ROC Bias

jdu
jdu New Altair Community Member
edited November 5 in Community Q&A
I am trying to use ROC (AUC) to evaluate the predictive performance of some models, then I noticed the ROC bias option. It turns out that, the pessimistic, neutral and optimistic AUC produce same results in some cases, but different results in the others. I googled, but could not find further explanation of the ROC Bias. Does anyone know any references for this?

Also, it just occurs to me that, in Weka, there are references (integrated in the software) about where you can find more detailed information about the algorithms. It seems to be a very nice function to me, and I am just wondering by any chance that Rapidminer can have the similar function in the future. Thanks!
Tagged:

Answers

  • Nils_Woehler
    Nils_Woehler New Altair Community Member
    Hi,

    ROC curves are calculated by first ordering the classified examples by confidence.
    Afterwards all examples are taken into account with decreasing confidence to plot the false positive rate on the x-axis and the true positive rate on the y-axis.
    With optimistic, neutral and pessimistic there are three possibilities to calculate ROC curves.
    If there is more then one example for a confidence with optimistic ROC calculation the correct classified examples are taken into account first before looking at the false classification.
    With pessimistic calculation it is the other way round: wrong classifications are taken into account first before looking at correct classifications.
    Neutral calculation is a mix of both calculation methods described above. Here correct and false classifications are taken into account alternately.

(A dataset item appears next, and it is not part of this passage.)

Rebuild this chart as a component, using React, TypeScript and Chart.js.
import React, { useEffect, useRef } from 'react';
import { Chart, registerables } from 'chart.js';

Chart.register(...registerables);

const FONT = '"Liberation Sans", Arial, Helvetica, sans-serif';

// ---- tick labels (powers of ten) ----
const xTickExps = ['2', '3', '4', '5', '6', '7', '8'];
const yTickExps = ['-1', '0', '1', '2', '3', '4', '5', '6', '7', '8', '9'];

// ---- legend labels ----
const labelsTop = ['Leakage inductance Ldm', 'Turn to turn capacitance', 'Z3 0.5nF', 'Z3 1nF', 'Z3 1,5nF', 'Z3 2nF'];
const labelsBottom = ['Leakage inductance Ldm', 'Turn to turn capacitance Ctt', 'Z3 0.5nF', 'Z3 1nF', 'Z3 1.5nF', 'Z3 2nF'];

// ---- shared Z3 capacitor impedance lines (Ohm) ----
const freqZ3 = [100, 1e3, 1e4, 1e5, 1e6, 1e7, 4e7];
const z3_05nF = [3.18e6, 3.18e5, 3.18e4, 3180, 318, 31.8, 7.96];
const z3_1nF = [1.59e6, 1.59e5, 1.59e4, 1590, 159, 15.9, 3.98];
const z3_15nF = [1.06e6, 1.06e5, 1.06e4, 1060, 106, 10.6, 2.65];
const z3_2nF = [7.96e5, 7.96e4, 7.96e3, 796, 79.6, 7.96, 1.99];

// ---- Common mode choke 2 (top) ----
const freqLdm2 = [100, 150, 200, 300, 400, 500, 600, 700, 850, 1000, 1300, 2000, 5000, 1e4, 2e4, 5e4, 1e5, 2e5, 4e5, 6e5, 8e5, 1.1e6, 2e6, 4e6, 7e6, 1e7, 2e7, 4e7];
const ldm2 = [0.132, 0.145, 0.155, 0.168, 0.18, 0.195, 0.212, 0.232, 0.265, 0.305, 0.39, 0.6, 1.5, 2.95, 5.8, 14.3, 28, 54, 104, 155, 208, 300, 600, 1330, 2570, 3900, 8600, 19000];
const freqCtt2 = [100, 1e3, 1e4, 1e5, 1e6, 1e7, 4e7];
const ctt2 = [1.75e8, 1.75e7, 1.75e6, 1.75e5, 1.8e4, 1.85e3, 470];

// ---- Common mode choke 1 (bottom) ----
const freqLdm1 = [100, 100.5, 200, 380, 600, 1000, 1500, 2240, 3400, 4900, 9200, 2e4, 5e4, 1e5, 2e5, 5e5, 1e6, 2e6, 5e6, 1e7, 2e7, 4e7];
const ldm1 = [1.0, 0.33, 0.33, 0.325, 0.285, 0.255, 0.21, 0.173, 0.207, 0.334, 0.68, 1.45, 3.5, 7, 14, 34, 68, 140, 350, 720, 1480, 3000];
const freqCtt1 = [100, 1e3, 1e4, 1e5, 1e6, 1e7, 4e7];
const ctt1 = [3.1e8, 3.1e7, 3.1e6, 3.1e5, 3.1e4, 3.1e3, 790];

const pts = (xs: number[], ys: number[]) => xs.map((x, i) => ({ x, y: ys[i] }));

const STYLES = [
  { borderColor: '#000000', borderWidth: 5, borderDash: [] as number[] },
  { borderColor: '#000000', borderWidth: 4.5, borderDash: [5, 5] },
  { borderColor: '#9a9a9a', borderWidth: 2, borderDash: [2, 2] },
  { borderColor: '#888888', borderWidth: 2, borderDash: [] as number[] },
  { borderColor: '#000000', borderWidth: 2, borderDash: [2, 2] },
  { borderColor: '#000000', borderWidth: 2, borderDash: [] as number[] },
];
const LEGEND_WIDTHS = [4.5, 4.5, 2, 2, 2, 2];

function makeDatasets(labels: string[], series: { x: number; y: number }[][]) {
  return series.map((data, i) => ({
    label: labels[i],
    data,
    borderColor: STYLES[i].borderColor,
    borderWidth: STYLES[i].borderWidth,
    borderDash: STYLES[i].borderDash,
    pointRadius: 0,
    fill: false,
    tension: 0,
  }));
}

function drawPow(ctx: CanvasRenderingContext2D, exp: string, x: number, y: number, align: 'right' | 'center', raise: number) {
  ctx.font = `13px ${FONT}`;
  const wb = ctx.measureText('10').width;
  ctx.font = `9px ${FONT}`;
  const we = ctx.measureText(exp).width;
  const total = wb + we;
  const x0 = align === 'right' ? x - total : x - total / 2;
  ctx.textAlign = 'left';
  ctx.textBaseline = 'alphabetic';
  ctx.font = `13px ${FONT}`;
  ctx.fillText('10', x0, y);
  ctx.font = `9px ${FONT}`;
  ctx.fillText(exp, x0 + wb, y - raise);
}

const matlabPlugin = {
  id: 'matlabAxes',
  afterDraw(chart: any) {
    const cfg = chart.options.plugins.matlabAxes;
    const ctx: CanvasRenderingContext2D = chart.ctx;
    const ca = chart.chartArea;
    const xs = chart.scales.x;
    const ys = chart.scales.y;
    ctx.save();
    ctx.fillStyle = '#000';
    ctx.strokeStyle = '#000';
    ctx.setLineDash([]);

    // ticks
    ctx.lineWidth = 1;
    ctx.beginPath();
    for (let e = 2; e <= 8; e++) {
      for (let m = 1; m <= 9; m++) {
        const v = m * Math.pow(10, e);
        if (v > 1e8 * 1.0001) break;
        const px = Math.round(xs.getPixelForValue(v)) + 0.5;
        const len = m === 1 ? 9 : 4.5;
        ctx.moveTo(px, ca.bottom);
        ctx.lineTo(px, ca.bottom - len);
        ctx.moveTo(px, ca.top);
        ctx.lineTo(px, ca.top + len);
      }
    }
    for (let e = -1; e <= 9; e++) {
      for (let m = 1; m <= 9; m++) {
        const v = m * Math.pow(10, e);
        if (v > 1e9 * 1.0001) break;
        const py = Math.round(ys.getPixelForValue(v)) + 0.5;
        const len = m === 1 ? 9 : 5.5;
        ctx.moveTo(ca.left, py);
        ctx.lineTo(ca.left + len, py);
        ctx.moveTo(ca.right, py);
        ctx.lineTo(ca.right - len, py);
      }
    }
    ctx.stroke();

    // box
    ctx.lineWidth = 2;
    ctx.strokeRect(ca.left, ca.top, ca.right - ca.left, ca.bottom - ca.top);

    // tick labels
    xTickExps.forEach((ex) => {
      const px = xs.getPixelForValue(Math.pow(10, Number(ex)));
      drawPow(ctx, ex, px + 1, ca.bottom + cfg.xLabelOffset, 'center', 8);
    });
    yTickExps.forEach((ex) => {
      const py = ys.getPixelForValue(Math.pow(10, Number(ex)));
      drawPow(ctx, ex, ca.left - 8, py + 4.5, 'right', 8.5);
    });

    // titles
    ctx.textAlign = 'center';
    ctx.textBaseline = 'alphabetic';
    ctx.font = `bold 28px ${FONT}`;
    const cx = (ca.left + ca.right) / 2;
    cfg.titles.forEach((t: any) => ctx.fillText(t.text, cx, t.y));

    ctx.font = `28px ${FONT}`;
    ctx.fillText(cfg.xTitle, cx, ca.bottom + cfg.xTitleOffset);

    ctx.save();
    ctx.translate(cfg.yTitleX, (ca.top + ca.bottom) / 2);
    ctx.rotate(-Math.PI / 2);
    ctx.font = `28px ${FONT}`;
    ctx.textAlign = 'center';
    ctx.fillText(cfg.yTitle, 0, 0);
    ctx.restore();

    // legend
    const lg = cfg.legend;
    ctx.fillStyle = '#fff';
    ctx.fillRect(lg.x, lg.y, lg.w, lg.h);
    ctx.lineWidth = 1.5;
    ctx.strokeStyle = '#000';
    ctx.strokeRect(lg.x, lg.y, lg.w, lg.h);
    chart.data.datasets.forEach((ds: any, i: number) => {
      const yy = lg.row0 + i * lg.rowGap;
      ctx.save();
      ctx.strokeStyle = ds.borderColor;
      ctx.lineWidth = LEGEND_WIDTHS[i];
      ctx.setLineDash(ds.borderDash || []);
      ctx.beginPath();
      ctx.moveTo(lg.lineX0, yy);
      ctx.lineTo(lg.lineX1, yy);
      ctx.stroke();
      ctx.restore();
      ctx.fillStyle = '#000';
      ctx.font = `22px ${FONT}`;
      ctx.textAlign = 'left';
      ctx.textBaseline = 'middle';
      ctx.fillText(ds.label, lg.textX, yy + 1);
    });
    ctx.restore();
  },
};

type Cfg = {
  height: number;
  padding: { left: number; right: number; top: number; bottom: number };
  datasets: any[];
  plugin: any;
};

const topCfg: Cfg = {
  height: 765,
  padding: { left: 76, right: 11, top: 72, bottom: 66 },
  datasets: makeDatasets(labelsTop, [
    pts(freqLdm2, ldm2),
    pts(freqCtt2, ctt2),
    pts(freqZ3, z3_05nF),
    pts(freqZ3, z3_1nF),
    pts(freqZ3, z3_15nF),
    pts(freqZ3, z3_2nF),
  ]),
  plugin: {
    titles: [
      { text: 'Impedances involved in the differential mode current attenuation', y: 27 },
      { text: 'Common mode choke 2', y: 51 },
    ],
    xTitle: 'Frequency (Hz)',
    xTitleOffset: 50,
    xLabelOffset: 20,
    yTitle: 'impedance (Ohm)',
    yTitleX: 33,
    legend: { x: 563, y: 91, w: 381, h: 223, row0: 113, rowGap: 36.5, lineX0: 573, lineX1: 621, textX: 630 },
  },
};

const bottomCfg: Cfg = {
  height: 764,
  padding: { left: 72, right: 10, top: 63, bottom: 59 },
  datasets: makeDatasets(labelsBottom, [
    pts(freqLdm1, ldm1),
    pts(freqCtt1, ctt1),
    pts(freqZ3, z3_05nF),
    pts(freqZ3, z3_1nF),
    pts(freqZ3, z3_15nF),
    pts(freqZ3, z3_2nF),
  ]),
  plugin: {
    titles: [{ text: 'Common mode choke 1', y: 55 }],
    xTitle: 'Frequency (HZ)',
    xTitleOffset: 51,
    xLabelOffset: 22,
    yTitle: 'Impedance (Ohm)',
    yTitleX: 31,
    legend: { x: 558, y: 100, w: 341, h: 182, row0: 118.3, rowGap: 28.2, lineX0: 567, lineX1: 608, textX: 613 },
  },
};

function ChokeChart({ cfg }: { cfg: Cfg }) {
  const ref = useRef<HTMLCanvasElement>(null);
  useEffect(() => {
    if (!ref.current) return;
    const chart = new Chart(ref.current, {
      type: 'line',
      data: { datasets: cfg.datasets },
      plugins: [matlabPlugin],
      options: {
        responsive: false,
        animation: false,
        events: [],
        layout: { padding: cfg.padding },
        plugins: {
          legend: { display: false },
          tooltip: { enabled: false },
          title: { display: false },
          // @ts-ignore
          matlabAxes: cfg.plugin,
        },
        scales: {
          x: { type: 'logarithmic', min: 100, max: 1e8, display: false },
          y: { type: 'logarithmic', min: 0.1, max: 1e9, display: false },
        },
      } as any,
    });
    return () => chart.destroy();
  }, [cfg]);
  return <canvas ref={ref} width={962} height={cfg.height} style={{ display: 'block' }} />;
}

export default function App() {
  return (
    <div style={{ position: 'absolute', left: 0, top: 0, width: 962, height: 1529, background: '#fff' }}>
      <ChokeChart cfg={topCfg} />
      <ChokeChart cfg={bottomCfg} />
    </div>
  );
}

    If there are no examples with equal confidence or all examples with equal confidence are assigned to the same class the optimistic, neutral and pessimistic ROC curves will be the same.

    Some of the operators like SVM, ID3 and much more already have this kind of information in their description.
    Never the less we will try to enhance our operator descriptions in the future containing more detailed informations about algorithms the are being used.

    Best,
    Nils